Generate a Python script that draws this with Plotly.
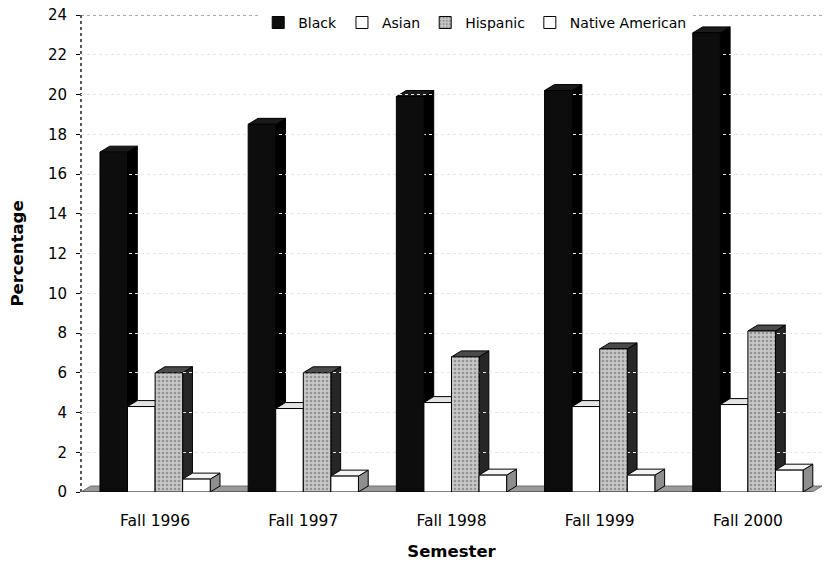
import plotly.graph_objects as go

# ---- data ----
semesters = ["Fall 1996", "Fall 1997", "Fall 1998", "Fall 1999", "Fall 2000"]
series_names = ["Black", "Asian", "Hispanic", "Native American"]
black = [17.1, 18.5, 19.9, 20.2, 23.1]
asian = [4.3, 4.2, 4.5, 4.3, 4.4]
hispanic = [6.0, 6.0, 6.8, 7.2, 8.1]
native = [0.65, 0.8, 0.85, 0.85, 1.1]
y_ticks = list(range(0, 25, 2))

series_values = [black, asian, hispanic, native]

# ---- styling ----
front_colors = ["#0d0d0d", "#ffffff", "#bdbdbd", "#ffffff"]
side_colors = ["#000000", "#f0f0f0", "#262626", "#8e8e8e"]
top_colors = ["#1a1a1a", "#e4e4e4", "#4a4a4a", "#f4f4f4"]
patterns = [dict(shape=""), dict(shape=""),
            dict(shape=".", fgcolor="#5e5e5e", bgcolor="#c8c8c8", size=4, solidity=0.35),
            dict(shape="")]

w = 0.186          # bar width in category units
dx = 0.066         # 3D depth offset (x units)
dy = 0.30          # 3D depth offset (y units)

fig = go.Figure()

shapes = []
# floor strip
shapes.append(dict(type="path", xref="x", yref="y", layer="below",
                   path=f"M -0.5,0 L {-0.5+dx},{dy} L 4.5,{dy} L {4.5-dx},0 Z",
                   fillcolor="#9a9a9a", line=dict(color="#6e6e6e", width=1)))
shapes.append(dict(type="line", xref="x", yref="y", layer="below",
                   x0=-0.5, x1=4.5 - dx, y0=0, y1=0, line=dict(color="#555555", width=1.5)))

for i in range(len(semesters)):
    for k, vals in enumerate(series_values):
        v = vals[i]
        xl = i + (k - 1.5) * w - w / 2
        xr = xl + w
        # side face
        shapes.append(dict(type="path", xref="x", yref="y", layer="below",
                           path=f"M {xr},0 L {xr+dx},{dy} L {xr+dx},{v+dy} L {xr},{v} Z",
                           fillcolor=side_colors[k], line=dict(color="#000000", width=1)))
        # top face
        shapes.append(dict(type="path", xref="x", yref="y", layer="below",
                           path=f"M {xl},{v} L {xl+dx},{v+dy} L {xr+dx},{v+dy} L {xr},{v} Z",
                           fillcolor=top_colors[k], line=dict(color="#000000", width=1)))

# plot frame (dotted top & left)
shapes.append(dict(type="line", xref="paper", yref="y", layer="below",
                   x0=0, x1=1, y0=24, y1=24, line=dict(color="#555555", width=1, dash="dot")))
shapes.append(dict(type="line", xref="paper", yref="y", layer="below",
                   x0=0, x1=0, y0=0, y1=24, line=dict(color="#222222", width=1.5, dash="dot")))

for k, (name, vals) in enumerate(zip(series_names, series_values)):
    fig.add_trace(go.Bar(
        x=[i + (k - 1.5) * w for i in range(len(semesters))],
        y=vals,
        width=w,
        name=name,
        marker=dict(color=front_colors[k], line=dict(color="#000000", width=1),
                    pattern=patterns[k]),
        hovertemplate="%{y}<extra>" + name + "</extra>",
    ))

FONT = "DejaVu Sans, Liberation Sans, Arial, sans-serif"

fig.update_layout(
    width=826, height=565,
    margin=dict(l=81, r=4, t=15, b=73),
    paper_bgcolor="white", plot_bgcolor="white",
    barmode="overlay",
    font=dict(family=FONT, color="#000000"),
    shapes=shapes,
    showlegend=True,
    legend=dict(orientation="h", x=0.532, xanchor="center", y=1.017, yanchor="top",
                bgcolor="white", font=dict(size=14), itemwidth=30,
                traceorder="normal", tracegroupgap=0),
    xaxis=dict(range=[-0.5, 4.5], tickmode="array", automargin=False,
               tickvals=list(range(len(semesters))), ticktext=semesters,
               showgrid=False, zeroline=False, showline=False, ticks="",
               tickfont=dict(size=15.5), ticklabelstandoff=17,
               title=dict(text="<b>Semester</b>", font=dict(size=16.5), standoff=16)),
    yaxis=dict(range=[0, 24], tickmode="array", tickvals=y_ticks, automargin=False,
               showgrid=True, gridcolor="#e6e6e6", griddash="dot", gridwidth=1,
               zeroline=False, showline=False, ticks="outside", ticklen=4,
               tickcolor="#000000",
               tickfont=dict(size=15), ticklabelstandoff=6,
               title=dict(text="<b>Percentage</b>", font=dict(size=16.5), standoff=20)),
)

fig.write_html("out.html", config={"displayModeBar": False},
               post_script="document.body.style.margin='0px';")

------------------------------------------------------------

» **What you are asked to do**
Go through the listing above and write it out again exactly, dropping the pictures.

» **The reply**
Generate a Python script that draws this with Plotly.
import plotly.graph_objects as go

# ---- data ----
semesters = ["Fall 1996", "Fall 1997", "Fall 1998", "Fall 1999", "Fall 2000"]
series_names = ["Black", "Asian", "Hispanic", "Native American"]
black = [17.1, 18.5, 19.9, 20.2, 23.1]
asian = [4.3, 4.2, 4.5, 4.3, 4.4]
hispanic = [6.0, 6.0, 6.8, 7.2, 8.1]
native = [0.65, 0.8, 0.85, 0.85, 1.1]
y_ticks = list(range(0, 25, 2))

series_values = [black, asian, hispanic, native]

# ---- styling ----
front_colors = ["#0d0d0d", "#ffffff", "#bdbdbd", "#ffffff"]
side_colors = ["#000000", "#f0f0f0", "#262626", "#8e8e8e"]
top_colors = ["#1a1a1a", "#e4e4e4", "#4a4a4a", "#f4f4f4"]
patterns = [dict(shape=""), dict(shape=""),
            dict(shape=".", fgcolor="#5e5e5e", bgcolor="#c8c8c8", size=4, solidity=0.35),
            dict(shape="")]

w = 0.186          # bar width in category units
dx = 0.066         # 3D depth offset (x units)
dy = 0.30          # 3D depth offset (y units)

fig = go.Figure()

shapes = []
# floor strip
shapes.append(dict(type="path", xref="x", yref="y", layer="below",
                   path=f"M -0.5,0 L {-0.5+dx},{dy} L 4.5,{dy} L {4.5-dx},0 Z",
                   fillcolor="#9a9a9a", line=dict(color="#6e6e6e", width=1)))
shapes.append(dict(type="line", xref="x", yref="y", layer="below",
                   x0=-0.5, x1=4.5 - dx, y0=0, y1=0, line=dict(color="#555555", width=1.5)))

for i in range(len(semesters)):
    for k, vals in enumerate(series_values):
        v = vals[i]
        xl = i + (k - 1.5) * w - w / 2
        xr = xl + w
        # side face
        shapes.append(dict(type="path", xref="x", yref="y", layer="below",
                           path=f"M {xr},0 L {xr+dx},{dy} L {xr+dx},{v+dy} L {xr},{v} Z",
                           fillcolor=side_colors[k], line=dict(color="#000000", width=1)))
        # top face
        shapes.append(dict(type="path", xref="x", yref="y", layer="below",
                           path=f"M {xl},{v} L {xl+dx},{v+dy} L {xr+dx},{v+dy} L {xr},{v} Z",
                           fillcolor=top_colors[k], line=dict(color="#000000", width=1)))

# plot frame (dotted top & left)
shapes.append(dict(type="line", xref="paper", yref="y", layer="below",
                   x0=0, x1=1, y0=24, y1=24, line=dict(color="#555555", width=1, dash="dot")))
shapes.append(dict(type="line", xref="paper", yref="y", layer="below",
                   x0=0, x1=0, y0=0, y1=24, line=dict(color="#222222", width=1.5, dash="dot")))

for k, (name, vals) in enumerate(zip(series_names, series_values)):
    fig.add_trace(go.Bar(
        x=[i + (k - 1.5) * w for i in range(len(semesters))],
        y=vals,
        width=w,
        name=name,
        marker=dict(color=front_colors[k], line=dict(color="#000000", width=1),
                    pattern=patterns[k]),
        hovertemplate="%{y}<extra>" + name + "</extra>",
    ))

FONT = "DejaVu Sans, Liberation Sans, Arial, sans-serif"

fig.update_layout(
    width=826, height=565,
    margin=dict(l=81, r=4, t=15, b=73),
    paper_bgcolor="white", plot_bgcolor="white",
    barmode="overlay",
    font=dict(family=FONT, color="#000000"),
    shapes=shapes,
    showlegend=True,
    legend=dict(orientation="h", x=0.532, xanchor="center", y=1.017, yanchor="top",
                bgcolor="white", font=dict(size=14), itemwidth=30,
                traceorder="normal", tracegroupgap=0),
    xaxis=dict(range=[-0.5, 4.5], tickmode="array", automargin=False,
               tickvals=list(range(len(semesters))), ticktext=semesters,
               showgrid=False, zeroline=False, showline=False, ticks="",
               tickfont=dict(size=15.5), ticklabelstandoff=17,
               title=dict(text="<b>Semester</b>", font=dict(size=16.5), standoff=16)),
    yaxis=dict(range=[0, 24], tickmode="array", tickvals=y_ticks, automargin=False,
               showgrid=True, gridcolor="#e6e6e6", griddash="dot", gridwidth=1,
               zeroline=False, showline=False, ticks="outside", ticklen=4,
               tickcolor="#000000",
               tickfont=dict(size=15), ticklabelstandoff=6,
               title=dict(text="<b>Percentage</b>", font=dict(size=16.5), standoff=20)),
)

fig.write_html("out.html", config={"displayModeBar": False},
               post_script="document.body.style.margin='0px';")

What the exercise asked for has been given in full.